Now, why would that be?
It couldn’t be that all of the “supporters” think that a bad judge is fit for the bench. A few of them might, but most of the people listed are as critical as I am.
So if you don’t think a judge is fit for the bench, why lend your name—your most prized possession—to his campaign?
The alternative could be worse, but we’re early on in the political year, there are no declared alternatives yet, and if a judge is not fit for the bench then odds are that whatever alternative emerges will be better.
Could it be in the hope of getting an advantage in that judge’s court?

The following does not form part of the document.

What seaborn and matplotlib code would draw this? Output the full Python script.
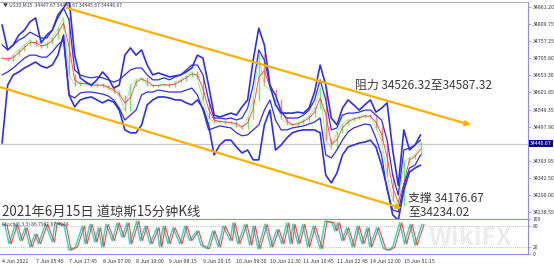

Of the judge treating you a little better, listening to you a little more, making your clients’ lives a little easier?
I think it could. More than that, I think it is. Lawyers, respected in their community, allow judges to call them “supporters” for nothing more than the chance that their clients will somehow benefit.
There’s no explicit quid pro quo; there may be no quid pro quo at all. I don’t know that the judges in question in fact treat their “supporters” any better than their nonsupporters. But I think that we can agree that a judge should treat everyone equally well, and that trading support for better treatment would be corrupt, even if the corruption is unprosecutable.
So a slight variation on my original question: if you think that a judge might treat you (and by extension your clients) better if you lend your name to his campaign, is the correct action to lend your name to his campaign, or not to?I don’t think the answer is obvious. On the one hand, we have a duty to our clients, and that duty sometimes includes eliminating some personal reservations we might otherwise have to the course of action that is best for the client: you probably laugh at the judge’s jokes even when they aren’t funny. How is “supporting” the bad judge different from this?
On the other hand, that duty does not include eliminating all our personal reservations: you’re probably not going to perform oral sex on him in chambers to get a ruling favoring your client (unless that is otherwise your thing). How is “supporting” the bad judge different from that?Like laughing at bad jokes and pleasuring judges, “supporting” bad judges is not illegal. Every lawyer has to decide how much he can stomach. Is allowing the judge to use your name in his campaign materials more like laughing at his jokes, or fellating him?